Y bueno, finalmente la mujer no hablaba inglés pero sí algo de español y pudo contarme que su hijo estaba casado con una mujer española, y que tenía dos nietos, y que por suerte los cuatro vivían en los Países Bajos. Que había viajado a España con ellos alguna vez y que le gustaba mucho la comida española. Algo así.

Luego me enteré de que esta mujer (no recuero su nombre) tenía demencia y que al día siguiente no se acordaría de mí. Pero eso no es lo importante: vi, como si pudiera tocarla, como si fuera una esfera metálica y luminosa, una idea; la idea que está en el corazón del proyecto: las personas mayores no solo tienen carencias y necesidades, sino que también tienen talentos; se trata de preguntarles no “qué necesitas” sino “qué puedes ofrecer”. Ella tenía entusiasmo, ilusión, y un folio escrito por las dos caras acerca de una comida que recordara por algún motivo especial. Con el neerlandés de por medio no supe qué había escrito, pero vi cómo lo había escrito.

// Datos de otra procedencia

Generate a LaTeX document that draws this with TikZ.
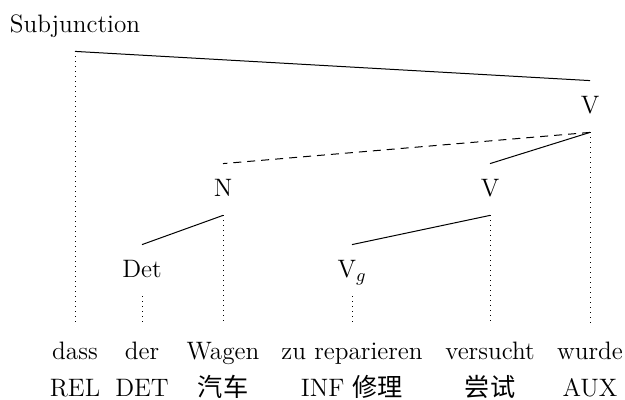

Me la imaginé posando frente al fotógrafo para tomarse la fotografía que aparecería junto a su biografía en el libro, un libro que se editaría tras las dieciséis sesiones de escritura; y también me la imaginé participando en la presentación del libro, leyendo ese y otros textos, y pensé que daba exactamente igual si al día siguiente se acordaba o no.

Ahora, sentada a la mesa de mi escritorio en mi apartamento de cincuenta metros cuadrados, observo cinco de los libritos editados por Wintertuin para algunas de las ediciones de Het Verhalen Huis. Desearía poder leerlos. Me permito soñar y me imagino a mí misma hojeando unos libritos como esos pero escritos en español. Espero que pronto.